Второй шаг отчасти прямо противоположен первому. Он соответствует «оставлению себя» и раскрытию себя бездне жизненных метаморфоз или хаотической цельности бытия. Этот внутренний переворот или, можно сказать, диалектический момент вселенской событийности знаменует выход вовне, переход к чистой явленности существования. Мудрый, говорит Лао-цзы, «смиряет свой свет и уподобляется своему праху» [Лао-цзы, 454].
Следующая ступень внутреннего совершенства – осознание связи между погружением вовнутрь и выходом вовне; связи равнозначной «хаотическому изобилию» жизни, оно же наполненная пустота паузы мирового ритма. Эта ступень предполагает концентрацию на дискретности бытийного потока, умение быть в междубытности всего. Так китайская традиция описывает внутреннее состояние того, кто овладел мастерством жизни: его тело обладает качеством «пустотной хаотичности», одновременно явленой и скрытой, недоступной ни мысли ни восприятию.
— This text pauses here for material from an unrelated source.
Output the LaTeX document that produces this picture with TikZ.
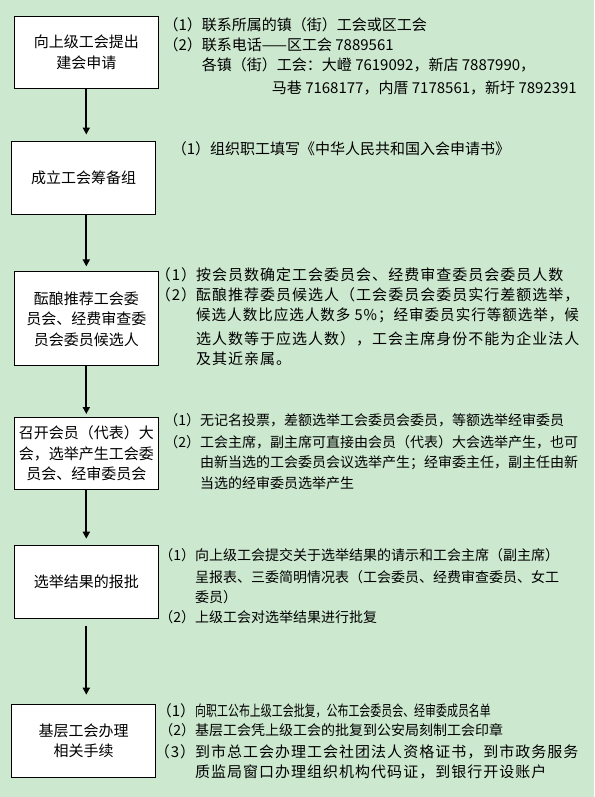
\documentclass[tikz,border=0pt]{standalone}
\usepackage{fontspec}
\usepackage{graphicx}
\newfontfamily\cjk{Noto Sans CJK SC}
\newfontfamily\cjkwide[LetterSpace=6.7]{Noto Sans CJK SC}
\usetikzlibrary{arrows.meta,positioning}
\definecolor{paper}{HTML}{CCE8CF}
\tikzset{
  block/.style     = {draw, line width=1pt, fill=white, rectangle, minimum width=144pt,
                      align=center, inner sep=0pt, font=\cjk\fontsize{15pt}{20.5pt}\selectfont},
  note/.style      = {anchor=base west, align=left, inner sep=0pt,
                      font=\cjk\fontsize{15pt}{20pt}\selectfont},
  widenote/.style  = {note, font=\cjkwide\fontsize{15pt}{20pt}\selectfont},
  tightnote/.style = {note, font=\cjk\fontsize{14pt}{20pt}\selectfont},
  sig/.style       = {-{Triangle[length=7pt,width=7pt]}, line width=2pt, shorten >=6pt},
}
\newcommand{\itm}[1]{\llap{（#1）}}

\begin{document}
\begin{tikzpicture}[x=1pt,y=-1pt]
\useasboundingbox[fill=paper] (0,0) rectangle (594,797);
% steps
\node[block, minimum height=72pt] (apply)    at (86.3,52.2)  {向上级工会提出\\建会申请};
\node[block, minimum height=73pt] (prep)     at (83.7,177.5) {成立工会筹备组};
\node[block, minimum height=94pt] (nominate) at (86.3,318.9) {酝酿推荐工会委\\员会、经费审查委\\员会委员候选人};
\node[block, minimum height=72pt] (congress) at (86.3,453.5) {召开会员（代表）大\\会，选举产生工会委\\员会、经审委员会};
\node[block, minimum height=73pt] (report)   at (86.3,581.7) {选举结果的报批};
\node[block, minimum height=73pt] (register) at (83.7,740.7) {基层工会办理\\相关手续};
\draw[sig] (apply.south) -- (apply.south |- prep.north);
\draw[sig, shorten >=5pt] (apply.south |- prep.south) -- (apply.south |- nominate.north);
\draw[sig, shorten >=3pt] (nominate.south) -- (congress.north);
\draw[sig] (congress.south) -- (report.north);
\draw[sig, shorten <=7pt, shorten >=9pt] (report.south) -- (apply.south |- register.north);
% notes (multi-line notes sit on the baseline of their last line)
\node[note] (n1a) at (201.7,30.7) {\itm{1}联系所属的镇（街）工会或区工会};
\node[note] (n1b) at (201.7,94) {\itm{2}联系电话——区工会 7889561\\
  各镇（街）工会：大嶝 7619092，新店 7887990，\\[3.3pt]
  \hspace*{70pt}马巷 7168177，内厝 7178561，新圩 7892391};
\node[note] (n2a) at (210,154) {\itm{1}组织职工填写《中华人民共和国入会申请书》};
\node[widenote] (n3a) at (196,280.7) {\itm{1}按会员数确定工会委员会、经费审查委员会委员人数};
\node[widenote] (n3b) at (196,364) {\itm{2}酝酿推荐委员候选人（工会委员会委员实行差额选举，\\
  \scalebox{0.97}[1]{候选人数比应选人数多 5\%；经审委员实行等额选举，候}\\[3.3pt]
  选人数等于应选人数），工会主席身份不能为企业法人\\
  及其近亲属。};
\node[tightnote] (n4a) at (200,425.6) {\itm{1}无记名投票，差额选举工会委员会委员，等额选举经审委员};
\node[tightnote] (n4b) at (200,488.3) {\itm{2}工会主席，副主席可直接由会员（代表）大会选举产生，也可\\
  由新当选的工会委员会议选举产生；经审委主任，副主任由新\\[1pt]
  当选的经审委员选举产生};
\node[tightnote] (n5a) at (195,602.3) {\itm{1}向上级工会提交关于选举结果的请示和工会主席（副主席）\\[1.7pt]
  呈报表、三委简明情况表（工会委员、经费审查委员、女工\\
  委员）};
\node[tightnote] (n5b) at (195,622.3) {\itm{2}上级工会对选举结果进行批复};
\node[note] (n6a) at (195,716) {\itm{1}\scalebox{0.73}[1]{向职工公布上级工会批复，公布工会委员会、经审委成员名单}};
\node[tightnote] (n6b) at (195,735.6) {\itm{2}基层工会凭上级工会的批复到公安局刻制工会印章};
\node[widenote] (n6c) at (195,777.7) {\itm{3}到市总工会办理工会社团法人资格证书，到市政务服务\\
  质监局窗口办理组织机构代码证，到银行开设账户};
\end{tikzpicture}
\end{document}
Указанные стадии духовного совершенствования изложены, например, в рассказе о четырех встречах даосского учителя Ху-цзы с неким колдуном Ли Сянем, наводившем страх на округу точностью своих предсказаний. При первой встрече Ху-цзы показался колдуну почти безжизненным, так как, согласно пояснению даосского мудреца, он «свернулся в себе». Во второй раз Ху-цзы предстал колдуну полностью раскрывшимся и полным жизни. При третьей встрече взору колдуна предстал непонятный ему как обладателю некоего предметного знания хаос жизненных сил. А в последний раз Ли Сянь в страхе бросился бежать. Ху-цзы пояснил, что явил своему визави свой «изначальный образ», каким он был до того, как вышел из своего «прародителя» [Чжуан-цзы, ч.1, 318-319]. Все эти состояния Ху-цзы на его пути к истоку жизни описаны туманным аллегорическим языком, не позволяющим вывести какие-либо «общие понятия»: мы имеем дело с единичностью существования в ее спонтанных, но по-своему последовательных проявлениях.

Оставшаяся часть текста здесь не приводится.